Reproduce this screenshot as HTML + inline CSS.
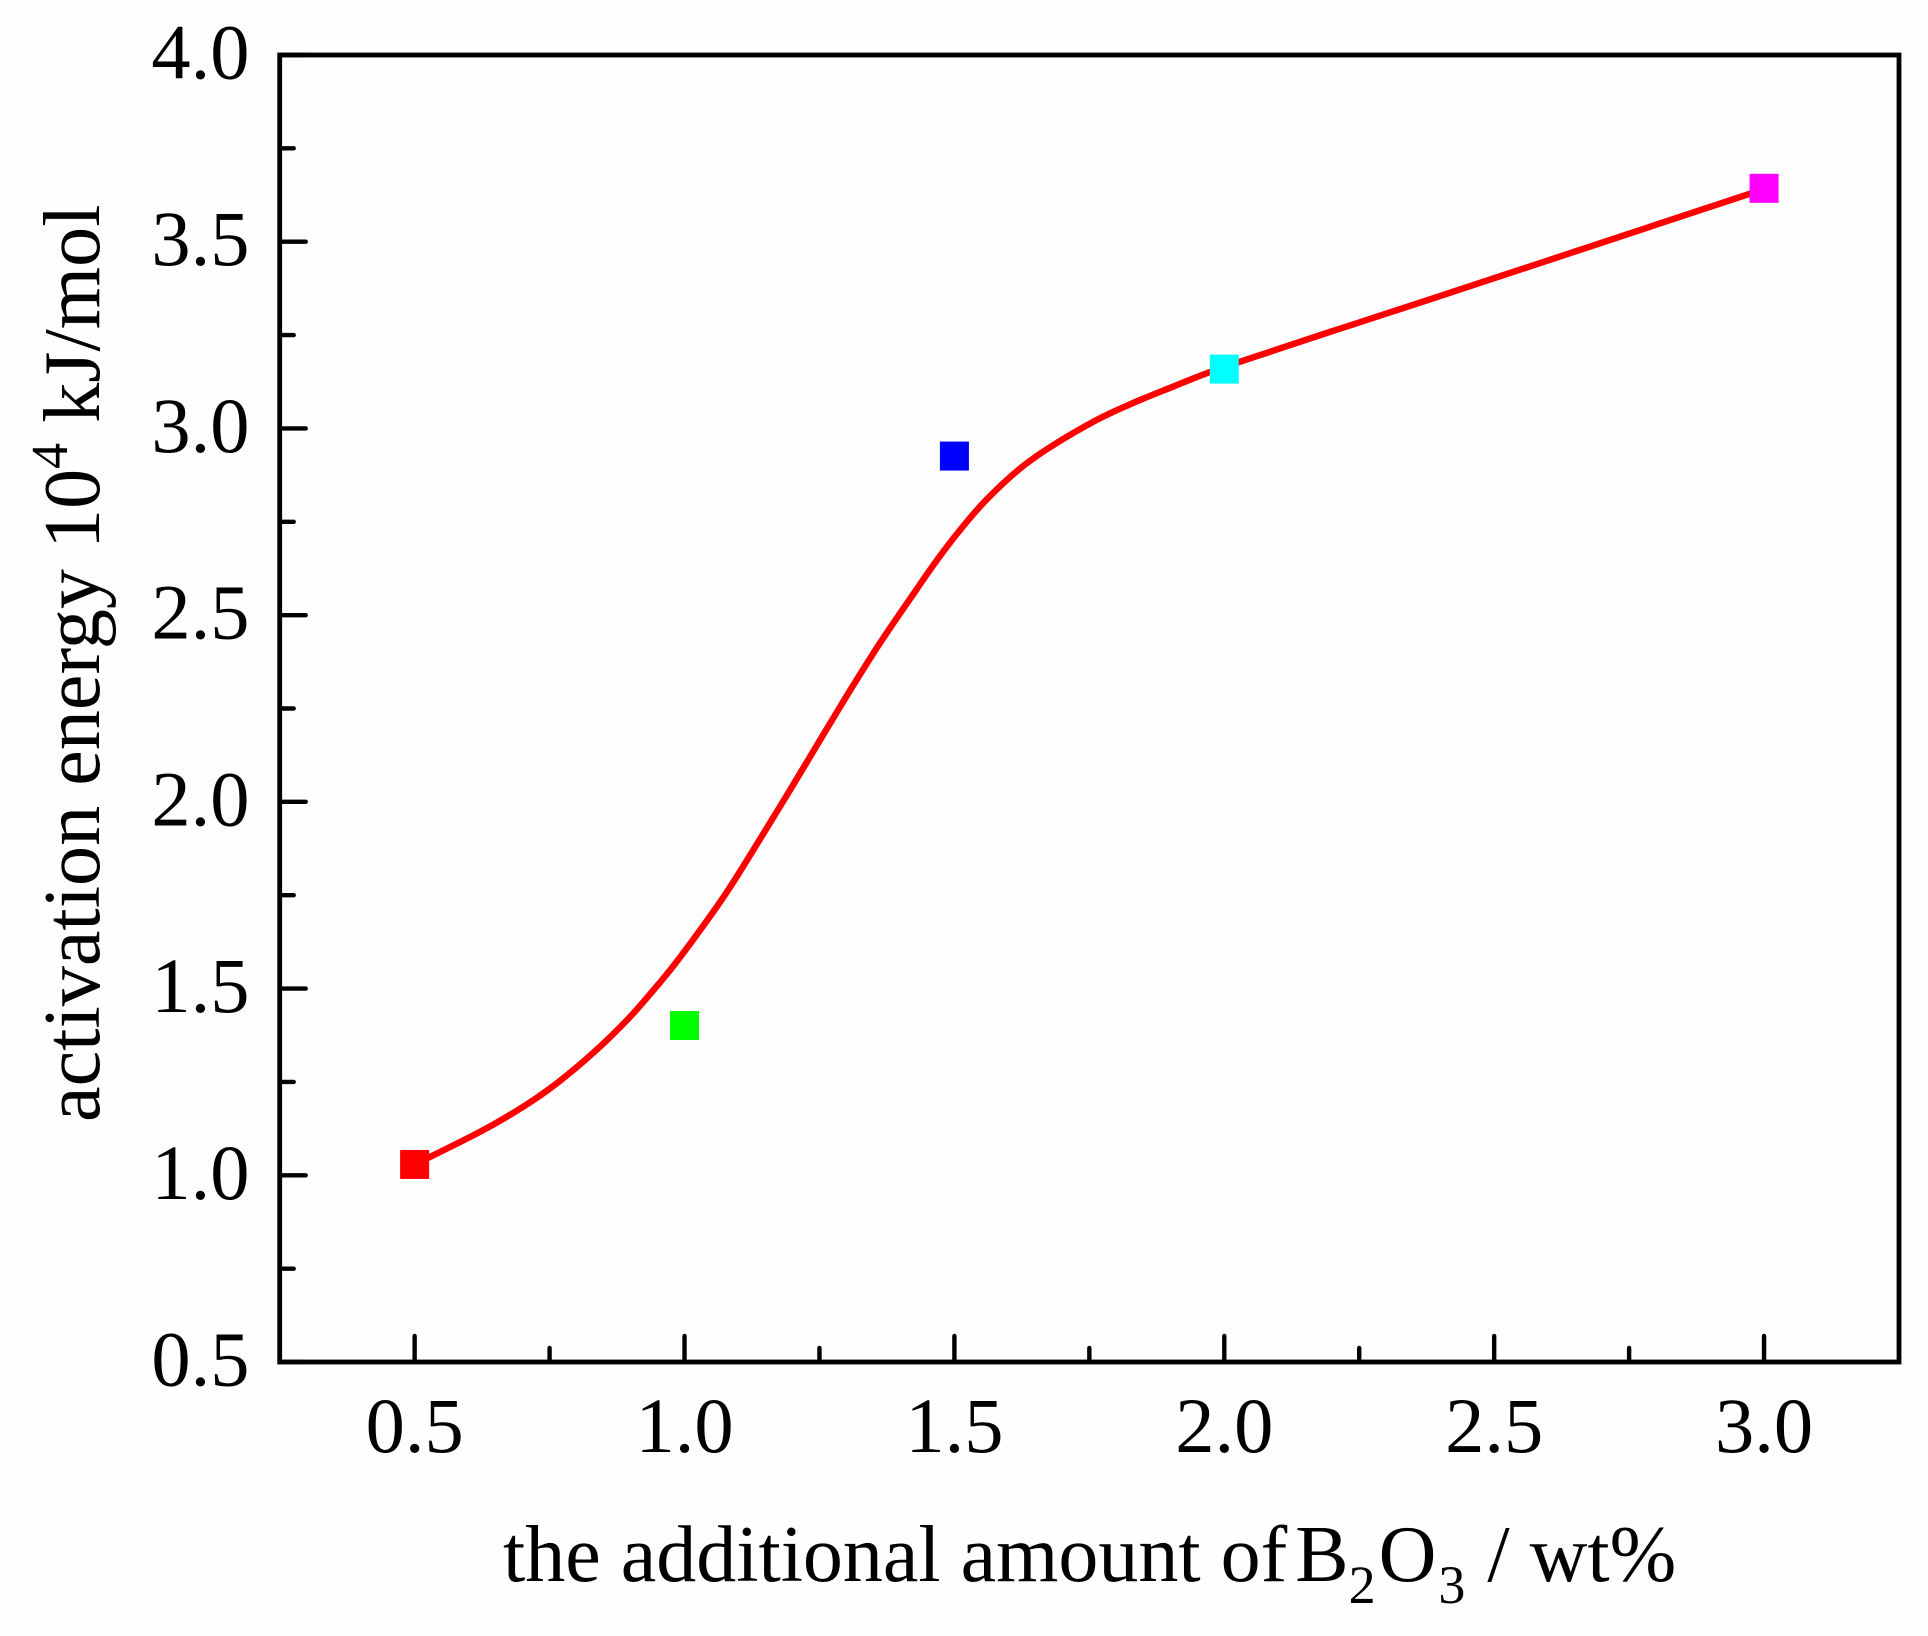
<!DOCTYPE html>
<html lang="en">
<head>
<meta charset="utf-8">
<title>Activation energy vs B2O3 amount</title>
<style>
html,body{margin:0;padding:0;background:#fefefe;}
svg{display:block;}
text{font-family:"Liberation Serif",serif;fill:#000;}
</style>
</head>
<body>
<svg id="chart" xmlns="http://www.w3.org/2000/svg" width="1928" height="1636" viewBox="0 0 1928 1636">
  <rect x="0" y="0" width="1928" height="1636" fill="#fefefe"/>
  <g id="ticks"></g>
  <g id="tick-labels"></g>
  <path id="curve" fill="none" stroke="#ff0000" stroke-width="6.4" stroke-linejoin="round"/>
  <g id="points"></g>
  <rect x="279.7" y="55" width="1619.3" height="1307" fill="none" stroke="#000" stroke-width="4.8"/>
  <text x="503" y="1581" font-size="80">the additional amount of <tspan dx="-12">B</tspan><tspan font-size="54" dy="22">2</tspan><tspan dx="3" dy="-22">O</tspan><tspan font-size="54" dx="2" dy="22">3</tspan><tspan dx="2" dy="-22"> / wt%</tspan></text>
  <text transform="translate(99,1122) rotate(-90)" x="0" y="0" font-size="80.2">activation energy 10<tspan font-size="52" dy="-32">4</tspan><tspan dy="32"> kJ/mol</tspan></text>
</svg>
<script>
var xCategories = [0.5, 1.0, 1.5, 2.0, 3.0];
var pointValues = [1.029, 1.401, 2.926, 3.159, 3.643];
var pointColors = ['#ff0000', '#00ff00', '#0000ff', '#00ffff', '#ff00ff'];
var curveX = [0.5, 0.622, 0.7016, 0.764, 0.831, 0.8937, 0.949, 0.9924, 1.0726, 1.1406, 1.2023, 1.2642, 1.3134, 1.3629, 1.4185, 1.468, 1.5167, 1.5606, 1.622, 1.683, 1.764, 1.826, 1.888, 1.968, 2.03, 2.197, 2.382, 3.0];
var curveY = [1.029, 1.117, 1.184, 1.247, 1.328, 1.416, 1.507, 1.585, 1.746, 1.902, 2.048, 2.197, 2.314, 2.427, 2.545, 2.648, 2.739, 2.811, 2.893, 2.955, 3.023, 3.065, 3.102, 3.148, 3.179, 3.259, 3.346, 3.641];
var xMajorTicks = ['0.5', '1.0', '1.5', '2.0', '2.5', '3.0'];
var xMinorTicks = [0.75, 1.25, 1.75, 2.25, 2.75];
var yMajorTicks = ['0.5', '1.0', '1.5', '2.0', '2.5', '3.0', '3.5', '4.0'];
var yMinorTicks = [0.75, 1.25, 1.75, 2.25, 2.75, 3.25, 3.75];

var NS = 'http://www.w3.org/2000/svg';
var PLOT = {left: 279.7, right: 1899, top: 55, bottom: 1362};
var X_MIN = 0.25, X_MAX = 3.25, Y_MIN = 0.5, Y_MAX = 4.0;
function xScale(v) { return PLOT.left + (v - X_MIN) / (X_MAX - X_MIN) * (PLOT.right - PLOT.left); }
function yScale(v) { return PLOT.bottom - (v - Y_MIN) / (Y_MAX - Y_MIN) * (PLOT.bottom - PLOT.top); }

var tickGroup = document.getElementById('ticks');
var labelGroup = document.getElementById('tick-labels');
var pointGroup = document.getElementById('points');

function drawTick(x1, y1, x2, y2, name) {
  var t = document.createElementNS(NS, 'line');
  t.setAttribute('x1', x1);
  t.setAttribute('y1', y1);
  t.setAttribute('x2', x2);
  t.setAttribute('y2', y2);
  t.setAttribute('stroke', '#000');
  t.setAttribute('stroke-width', '4.4');
  t.setAttribute('stroke-linecap', 'round');
  
  
  tickGroup.appendChild(t);
}
function drawLabel(x, y, anchor, str, name) {
  var l = document.createElementNS(NS, 'text');
  l.setAttribute('x', x);
  l.setAttribute('y', y);
  l.setAttribute('text-anchor', anchor);
  l.setAttribute('font-size', '78.5');
  l.textContent = str;
  
  
  labelGroup.appendChild(l);
}

xMajorTicks.forEach(function (s) {
  var x = xScale(parseFloat(s));
  drawTick(x, PLOT.bottom, x, PLOT.bottom - 26, 'x-major-tick');
  drawLabel(x, 1452, 'middle', s, 'x-tick-label');
});
xMinorTicks.forEach(function (v) {
  var x = xScale(v);
  drawTick(x, PLOT.bottom, x, PLOT.bottom - 14, 'x-minor-tick');
});
yMajorTicks.forEach(function (s) {
  var y = yScale(parseFloat(s));
  drawTick(PLOT.left, y, PLOT.left + 26, y, 'y-major-tick');
  drawLabel(249.5, y + 23.5, 'end', s, 'y-tick-label');
});
yMinorTicks.forEach(function (v) {
  var y = yScale(v);
  drawTick(PLOT.left, y, PLOT.left + 14, y, 'y-minor-tick');
});

// Smooth path through the curve samples (Catmull-Rom to Bezier)
var px = curveX.map(xScale);
var py = curveY.map(yScale);
var d = 'M' + px[0].toFixed(2) + ' ' + py[0].toFixed(2);
for (var i = 0; i < px.length - 1; i++) {
  var i0 = Math.max(i - 1, 0), i3 = Math.min(i + 2, px.length - 1);
  var c1x = px[i] + (px[i + 1] - px[i0]) / 6;
  var c1y = py[i] + (py[i + 1] - py[i0]) / 6;
  var c2x = px[i + 1] - (px[i3] - px[i]) / 6;
  var c2y = py[i + 1] - (py[i3] - py[i]) / 6;
  d += 'C' + c1x.toFixed(2) + ' ' + c1y.toFixed(2) + ' ' + c2x.toFixed(2) + ' ' + c2y.toFixed(2) + ' ' + px[i + 1].toFixed(2) + ' ' + py[i + 1].toFixed(2);
}
document.getElementById('curve').setAttribute('d', d);

var SIZE = 29;
xCategories.forEach(function (c, i) {
  var r = document.createElementNS(NS, 'rect');
  r.setAttribute('x', xScale(c) - SIZE / 2);
  r.setAttribute('y', yScale(pointValues[i]) - SIZE / 2);
  r.setAttribute('width', SIZE);
  r.setAttribute('height', SIZE);
  r.setAttribute('fill', pointColors[i]);
  
  
  pointGroup.appendChild(r);
});
</script>
</body>
</html>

---

Problem statement |
Repeat the material verbatim. Do not carry over any picture.

The reply |
Reproduce this screenshot as HTML + inline CSS.
<!DOCTYPE html>
<html lang="en">
<head>
<meta charset="utf-8">
<title>Activation energy vs B2O3 amount</title>
<style>
html,body{margin:0;padding:0;background:#fefefe;}
svg{display:block;}
text{font-family:"Liberation Serif",serif;fill:#000;}
</style>
</head>
<body>
<svg id="chart" xmlns="http://www.w3.org/2000/svg" width="1928" height="1636" viewBox="0 0 1928 1636">
  <rect x="0" y="0" width="1928" height="1636" fill="#fefefe"/>
  <g id="ticks"></g>
  <g id="tick-labels"></g>
  <path id="curve" fill="none" stroke="#ff0000" stroke-width="6.4" stroke-linejoin="round"/>
  <g id="points"></g>
  <rect x="279.7" y="55" width="1619.3" height="1307" fill="none" stroke="#000" stroke-width="4.8"/>
  <text x="503" y="1581" font-size="80">the additional amount of <tspan dx="-12">B</tspan><tspan font-size="54" dy="22">2</tspan><tspan dx="3" dy="-22">O</tspan><tspan font-size="54" dx="2" dy="22">3</tspan><tspan dx="2" dy="-22"> / wt%</tspan></text>
  <text transform="translate(99,1122) rotate(-90)" x="0" y="0" font-size="80.2">activation energy 10<tspan font-size="52" dy="-32">4</tspan><tspan dy="32"> kJ/mol</tspan></text>
</svg>
<script>
var xCategories = [0.5, 1.0, 1.5, 2.0, 3.0];
var pointValues = [1.029, 1.401, 2.926, 3.159, 3.643];
var pointColors = ['#ff0000', '#00ff00', '#0000ff', '#00ffff', '#ff00ff'];
var curveX = [0.5, 0.622, 0.7016, 0.764, 0.831, 0.8937, 0.949, 0.9924, 1.0726, 1.1406, 1.2023, 1.2642, 1.3134, 1.3629, 1.4185, 1.468, 1.5167, 1.5606, 1.622, 1.683, 1.764, 1.826, 1.888, 1.968, 2.03, 2.197, 2.382, 3.0];
var curveY = [1.029, 1.117, 1.184, 1.247, 1.328, 1.416, 1.507, 1.585, 1.746, 1.902, 2.048, 2.197, 2.314, 2.427, 2.545, 2.648, 2.739, 2.811, 2.893, 2.955, 3.023, 3.065, 3.102, 3.148, 3.179, 3.259, 3.346, 3.641];
var xMajorTicks = ['0.5', '1.0', '1.5', '2.0', '2.5', '3.0'];
var xMinorTicks = [0.75, 1.25, 1.75, 2.25, 2.75];
var yMajorTicks = ['0.5', '1.0', '1.5', '2.0', '2.5', '3.0', '3.5', '4.0'];
var yMinorTicks = [0.75, 1.25, 1.75, 2.25, 2.75, 3.25, 3.75];

var NS = 'http://www.w3.org/2000/svg';
var PLOT = {left: 279.7, right: 1899, top: 55, bottom: 1362};
var X_MIN = 0.25, X_MAX = 3.25, Y_MIN = 0.5, Y_MAX = 4.0;
function xScale(v) { return PLOT.left + (v - X_MIN) / (X_MAX - X_MIN) * (PLOT.right - PLOT.left); }
function yScale(v) { return PLOT.bottom - (v - Y_MIN) / (Y_MAX - Y_MIN) * (PLOT.bottom - PLOT.top); }

var tickGroup = document.getElementById('ticks');
var labelGroup = document.getElementById('tick-labels');
var pointGroup = document.getElementById('points');

function drawTick(x1, y1, x2, y2, name) {
  var t = document.createElementNS(NS, 'line');
  t.setAttribute('x1', x1);
  t.setAttribute('y1', y1);
  t.setAttribute('x2', x2);
  t.setAttribute('y2', y2);
  t.setAttribute('stroke', '#000');
  t.setAttribute('stroke-width', '4.4');
  t.setAttribute('stroke-linecap', 'round');
  
  
  tickGroup.appendChild(t);
}
function drawLabel(x, y, anchor, str, name) {
  var l = document.createElementNS(NS, 'text');
  l.setAttribute('x', x);
  l.setAttribute('y', y);
  l.setAttribute('text-anchor', anchor);
  l.setAttribute('font-size', '78.5');
  l.textContent = str;
  
  
  labelGroup.appendChild(l);
}

xMajorTicks.forEach(function (s) {
  var x = xScale(parseFloat(s));
  drawTick(x, PLOT.bottom, x, PLOT.bottom - 26, 'x-major-tick');
  drawLabel(x, 1452, 'middle', s, 'x-tick-label');
});
xMinorTicks.forEach(function (v) {
  var x = xScale(v);
  drawTick(x, PLOT.bottom, x, PLOT.bottom - 14, 'x-minor-tick');
});
yMajorTicks.forEach(function (s) {
  var y = yScale(parseFloat(s));
  drawTick(PLOT.left, y, PLOT.left + 26, y, 'y-major-tick');
  drawLabel(249.5, y + 23.5, 'end', s, 'y-tick-label');
});
yMinorTicks.forEach(function (v) {
  var y = yScale(v);
  drawTick(PLOT.left, y, PLOT.left + 14, y, 'y-minor-tick');
});

// Smooth path through the curve samples (Catmull-Rom to Bezier)
var px = curveX.map(xScale);
var py = curveY.map(yScale);
var d = 'M' + px[0].toFixed(2) + ' ' + py[0].toFixed(2);
for (var i = 0; i < px.length - 1; i++) {
  var i0 = Math.max(i - 1, 0), i3 = Math.min(i + 2, px.length - 1);
  var c1x = px[i] + (px[i + 1] - px[i0]) / 6;
  var c1y = py[i] + (py[i + 1] - py[i0]) / 6;
  var c2x = px[i + 1] - (px[i3] - px[i]) / 6;
  var c2y = py[i + 1] - (py[i3] - py[i]) / 6;
  d += 'C' + c1x.toFixed(2) + ' ' + c1y.toFixed(2) + ' ' + c2x.toFixed(2) + ' ' + c2y.toFixed(2) + ' ' + px[i + 1].toFixed(2) + ' ' + py[i + 1].toFixed(2);
}
document.getElementById('curve').setAttribute('d', d);

var SIZE = 29;
xCategories.forEach(function (c, i) {
  var r = document.createElementNS(NS, 'rect');
  r.setAttribute('x', xScale(c) - SIZE / 2);
  r.setAttribute('y', yScale(pointValues[i]) - SIZE / 2);
  r.setAttribute('width', SIZE);
  r.setAttribute('height', SIZE);
  r.setAttribute('fill', pointColors[i]);
  
  
  pointGroup.appendChild(r);
});
</script>
</body>
</html>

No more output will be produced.